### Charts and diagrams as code

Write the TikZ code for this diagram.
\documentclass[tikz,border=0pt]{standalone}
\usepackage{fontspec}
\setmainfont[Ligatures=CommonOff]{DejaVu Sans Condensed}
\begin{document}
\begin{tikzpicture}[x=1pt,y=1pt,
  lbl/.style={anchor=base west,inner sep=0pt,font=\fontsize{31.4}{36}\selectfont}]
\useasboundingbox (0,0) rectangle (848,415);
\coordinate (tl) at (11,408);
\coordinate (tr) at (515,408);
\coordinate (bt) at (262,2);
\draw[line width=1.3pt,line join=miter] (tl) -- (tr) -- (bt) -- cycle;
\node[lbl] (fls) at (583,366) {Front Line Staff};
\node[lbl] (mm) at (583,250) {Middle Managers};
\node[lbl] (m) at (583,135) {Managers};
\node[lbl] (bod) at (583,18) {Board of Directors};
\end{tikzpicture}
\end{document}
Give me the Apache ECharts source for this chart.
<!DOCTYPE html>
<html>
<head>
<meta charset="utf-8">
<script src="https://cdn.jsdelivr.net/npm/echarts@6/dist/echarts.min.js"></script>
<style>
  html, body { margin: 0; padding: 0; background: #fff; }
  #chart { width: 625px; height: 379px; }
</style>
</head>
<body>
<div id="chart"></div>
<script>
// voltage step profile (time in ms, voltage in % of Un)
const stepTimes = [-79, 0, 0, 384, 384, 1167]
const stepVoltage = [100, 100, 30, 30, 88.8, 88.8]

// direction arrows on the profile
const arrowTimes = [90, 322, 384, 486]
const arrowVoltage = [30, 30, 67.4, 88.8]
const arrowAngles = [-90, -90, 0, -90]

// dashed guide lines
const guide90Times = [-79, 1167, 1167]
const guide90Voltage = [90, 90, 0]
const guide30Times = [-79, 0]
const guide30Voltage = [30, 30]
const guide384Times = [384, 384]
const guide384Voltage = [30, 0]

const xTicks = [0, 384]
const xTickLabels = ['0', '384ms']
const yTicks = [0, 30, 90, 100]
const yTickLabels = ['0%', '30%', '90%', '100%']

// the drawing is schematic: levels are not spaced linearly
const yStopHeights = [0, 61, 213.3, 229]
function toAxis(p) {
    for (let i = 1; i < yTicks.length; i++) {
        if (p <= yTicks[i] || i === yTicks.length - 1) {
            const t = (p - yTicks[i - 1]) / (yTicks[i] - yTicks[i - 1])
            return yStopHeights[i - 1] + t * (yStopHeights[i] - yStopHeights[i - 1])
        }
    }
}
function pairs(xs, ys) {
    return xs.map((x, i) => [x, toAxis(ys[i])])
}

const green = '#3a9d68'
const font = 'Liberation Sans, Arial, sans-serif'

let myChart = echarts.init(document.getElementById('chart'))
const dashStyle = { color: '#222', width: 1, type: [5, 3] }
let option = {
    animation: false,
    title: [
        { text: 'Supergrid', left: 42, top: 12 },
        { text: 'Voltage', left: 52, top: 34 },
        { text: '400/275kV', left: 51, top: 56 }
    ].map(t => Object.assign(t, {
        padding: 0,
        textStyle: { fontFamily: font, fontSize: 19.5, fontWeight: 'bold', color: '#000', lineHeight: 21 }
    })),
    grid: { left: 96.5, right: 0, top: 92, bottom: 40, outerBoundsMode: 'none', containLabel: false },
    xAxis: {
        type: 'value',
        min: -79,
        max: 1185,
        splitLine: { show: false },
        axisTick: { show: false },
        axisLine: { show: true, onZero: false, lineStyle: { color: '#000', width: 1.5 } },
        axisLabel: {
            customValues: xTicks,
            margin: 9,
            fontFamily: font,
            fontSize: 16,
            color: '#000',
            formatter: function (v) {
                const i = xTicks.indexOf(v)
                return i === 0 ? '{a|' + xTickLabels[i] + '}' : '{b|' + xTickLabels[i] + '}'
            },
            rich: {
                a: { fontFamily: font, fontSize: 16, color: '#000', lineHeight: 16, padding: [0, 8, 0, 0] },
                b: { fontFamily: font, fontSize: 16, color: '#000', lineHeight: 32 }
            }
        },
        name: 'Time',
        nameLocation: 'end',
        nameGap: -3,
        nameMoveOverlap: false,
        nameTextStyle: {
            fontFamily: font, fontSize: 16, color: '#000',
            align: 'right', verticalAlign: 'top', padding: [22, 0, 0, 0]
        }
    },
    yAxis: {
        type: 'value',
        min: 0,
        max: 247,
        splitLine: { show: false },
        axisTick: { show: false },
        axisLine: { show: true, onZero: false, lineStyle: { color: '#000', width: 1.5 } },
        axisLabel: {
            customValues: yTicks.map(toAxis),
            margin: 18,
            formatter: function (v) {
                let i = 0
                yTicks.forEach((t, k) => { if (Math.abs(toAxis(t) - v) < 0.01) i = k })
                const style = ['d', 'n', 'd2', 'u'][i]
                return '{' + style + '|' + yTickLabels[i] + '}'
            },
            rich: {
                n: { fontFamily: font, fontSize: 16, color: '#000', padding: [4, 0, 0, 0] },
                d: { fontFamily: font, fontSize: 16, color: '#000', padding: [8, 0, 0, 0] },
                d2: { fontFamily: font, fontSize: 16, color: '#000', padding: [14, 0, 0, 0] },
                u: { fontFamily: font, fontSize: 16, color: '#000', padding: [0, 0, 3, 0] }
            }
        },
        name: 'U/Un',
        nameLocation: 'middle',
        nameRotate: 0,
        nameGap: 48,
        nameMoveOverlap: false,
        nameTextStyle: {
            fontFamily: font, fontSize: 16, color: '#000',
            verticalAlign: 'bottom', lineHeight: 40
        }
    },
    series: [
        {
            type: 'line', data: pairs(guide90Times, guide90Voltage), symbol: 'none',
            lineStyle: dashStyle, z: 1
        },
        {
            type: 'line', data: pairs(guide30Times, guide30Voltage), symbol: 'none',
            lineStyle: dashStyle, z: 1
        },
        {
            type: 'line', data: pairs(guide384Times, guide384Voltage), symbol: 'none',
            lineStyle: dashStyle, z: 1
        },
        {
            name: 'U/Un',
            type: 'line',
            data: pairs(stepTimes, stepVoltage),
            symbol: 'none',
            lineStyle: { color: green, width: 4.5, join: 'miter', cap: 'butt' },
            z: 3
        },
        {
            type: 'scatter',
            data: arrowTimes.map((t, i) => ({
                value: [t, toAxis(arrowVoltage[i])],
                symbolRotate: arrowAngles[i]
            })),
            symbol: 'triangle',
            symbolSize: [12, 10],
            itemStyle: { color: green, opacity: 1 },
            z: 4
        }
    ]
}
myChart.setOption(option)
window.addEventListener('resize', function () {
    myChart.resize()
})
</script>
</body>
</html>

### Stated goal
Using the data above, print every record exactly as shown.

### Written response
Write the TikZ code for this diagram.
\documentclass[tikz,border=0pt]{standalone}
\usepackage{fontspec}
\setmainfont[Ligatures=CommonOff]{DejaVu Sans Condensed}
\begin{document}
\begin{tikzpicture}[x=1pt,y=1pt,
  lbl/.style={anchor=base west,inner sep=0pt,font=\fontsize{31.4}{36}\selectfont}]
\useasboundingbox (0,0) rectangle (848,415);
\coordinate (tl) at (11,408);
\coordinate (tr) at (515,408);
\coordinate (bt) at (262,2);
\draw[line width=1.3pt,line join=miter] (tl) -- (tr) -- (bt) -- cycle;
\node[lbl] (fls) at (583,366) {Front Line Staff};
\node[lbl] (mm) at (583,250) {Middle Managers};
\node[lbl] (m) at (583,135) {Managers};
\node[lbl] (bod) at (583,18) {Board of Directors};
\end{tikzpicture}
\end{document}
Give me the Apache ECharts source for this chart.
<!DOCTYPE html>
<html>
<head>
<meta charset="utf-8">
<script src="https://cdn.jsdelivr.net/npm/echarts@6/dist/echarts.min.js"></script>
<style>
  html, body { margin: 0; padding: 0; background: #fff; }
  #chart { width: 625px; height: 379px; }
</style>
</head>
<body>
<div id="chart"></div>
<script>
// voltage step profile (time in ms, voltage in % of Un)
const stepTimes = [-79, 0, 0, 384, 384, 1167]
const stepVoltage = [100, 100, 30, 30, 88.8, 88.8]

// direction arrows on the profile
const arrowTimes = [90, 322, 384, 486]
const arrowVoltage = [30, 30, 67.4, 88.8]
const arrowAngles = [-90, -90, 0, -90]

// dashed guide lines
const guide90Times = [-79, 1167, 1167]
const guide90Voltage = [90, 90, 0]
const guide30Times = [-79, 0]
const guide30Voltage = [30, 30]
const guide384Times = [384, 384]
const guide384Voltage = [30, 0]

const xTicks = [0, 384]
const xTickLabels = ['0', '384ms']
const yTicks = [0, 30, 90, 100]
const yTickLabels = ['0%', '30%', '90%', '100%']

// the drawing is schematic: levels are not spaced linearly
const yStopHeights = [0, 61, 213.3, 229]
function toAxis(p) {
    for (let i = 1; i < yTicks.length; i++) {
        if (p <= yTicks[i] || i === yTicks.length - 1) {
            const t = (p - yTicks[i - 1]) / (yTicks[i] - yTicks[i - 1])
            return yStopHeights[i - 1] + t * (yStopHeights[i] - yStopHeights[i - 1])
        }
    }
}
function pairs(xs, ys) {
    return xs.map((x, i) => [x, toAxis(ys[i])])
}

const green = '#3a9d68'
const font = 'Liberation Sans, Arial, sans-serif'

let myChart = echarts.init(document.getElementById('chart'))
const dashStyle = { color: '#222', width: 1, type: [5, 3] }
let option = {
    animation: false,
    title: [
        { text: 'Supergrid', left: 42, top: 12 },
        { text: 'Voltage', left: 52, top: 34 },
        { text: '400/275kV', left: 51, top: 56 }
    ].map(t => Object.assign(t, {
        padding: 0,
        textStyle: { fontFamily: font, fontSize: 19.5, fontWeight: 'bold', color: '#000', lineHeight: 21 }
    })),
    grid: { left: 96.5, right: 0, top: 92, bottom: 40, outerBoundsMode: 'none', containLabel: false },
    xAxis: {
        type: 'value',
        min: -79,
        max: 1185,
        splitLine: { show: false },
        axisTick: { show: false },
        axisLine: { show: true, onZero: false, lineStyle: { color: '#000', width: 1.5 } },
        axisLabel: {
            customValues: xTicks,
            margin: 9,
            fontFamily: font,
            fontSize: 16,
            color: '#000',
            formatter: function (v) {
                const i = xTicks.indexOf(v)
                return i === 0 ? '{a|' + xTickLabels[i] + '}' : '{b|' + xTickLabels[i] + '}'
            },
            rich: {
                a: { fontFamily: font, fontSize: 16, color: '#000', lineHeight: 16, padding: [0, 8, 0, 0] },
                b: { fontFamily: font, fontSize: 16, color: '#000', lineHeight: 32 }
            }
        },
        name: 'Time',
        nameLocation: 'end',
        nameGap: -3,
        nameMoveOverlap: false,
        nameTextStyle: {
            fontFamily: font, fontSize: 16, color: '#000',
            align: 'right', verticalAlign: 'top', padding: [22, 0, 0, 0]
        }
    },
    yAxis: {
        type: 'value',
        min: 0,
        max: 247,
        splitLine: { show: false },
        axisTick: { show: false },
        axisLine: { show: true, onZero: false, lineStyle: { color: '#000', width: 1.5 } },
        axisLabel: {
            customValues: yTicks.map(toAxis),
            margin: 18,
            formatter: function (v) {
                let i = 0
                yTicks.forEach((t, k) => { if (Math.abs(toAxis(t) - v) < 0.01) i = k })
                const style = ['d', 'n', 'd2', 'u'][i]
                return '{' + style + '|' + yTickLabels[i] + '}'
            },
            rich: {
                n: { fontFamily: font, fontSize: 16, color: '#000', padding: [4, 0, 0, 0] },
                d: { fontFamily: font, fontSize: 16, color: '#000', padding: [8, 0, 0, 0] },
                d2: { fontFamily: font, fontSize: 16, color: '#000', padding: [14, 0, 0, 0] },
                u: { fontFamily: font, fontSize: 16, color: '#000', padding: [0, 0, 3, 0] }
            }
        },
        name: 'U/Un',
        nameLocation: 'middle',
        nameRotate: 0,
        nameGap: 48,
        nameMoveOverlap: false,
        nameTextStyle: {
            fontFamily: font, fontSize: 16, color: '#000',
            verticalAlign: 'bottom', lineHeight: 40
        }
    },
    series: [
        {
            type: 'line', data: pairs(guide90Times, guide90Voltage), symbol: 'none',
            lineStyle: dashStyle, z: 1
        },
        {
            type: 'line', data: pairs(guide30Times, guide30Voltage), symbol: 'none',
            lineStyle: dashStyle, z: 1
        },
        {
            type: 'line', data: pairs(guide384Times, guide384Voltage), symbol: 'none',
            lineStyle: dashStyle, z: 1
        },
        {
            name: 'U/Un',
            type: 'line',
            data: pairs(stepTimes, stepVoltage),
            symbol: 'none',
            lineStyle: { color: green, width: 4.5, join: 'miter', cap: 'butt' },
            z: 3
        },
        {
            type: 'scatter',
            data: arrowTimes.map((t, i) => ({
                value: [t, toAxis(arrowVoltage[i])],
                symbolRotate: arrowAngles[i]
            })),
            symbol: 'triangle',
            symbolSize: [12, 10],
            itemStyle: { color: green, opacity: 1 },
            z: 4
        }
    ]
}
myChart.setOption(option)
window.addEventListener('resize', function () {
    myChart.resize()
})
</script>
</body>
</html>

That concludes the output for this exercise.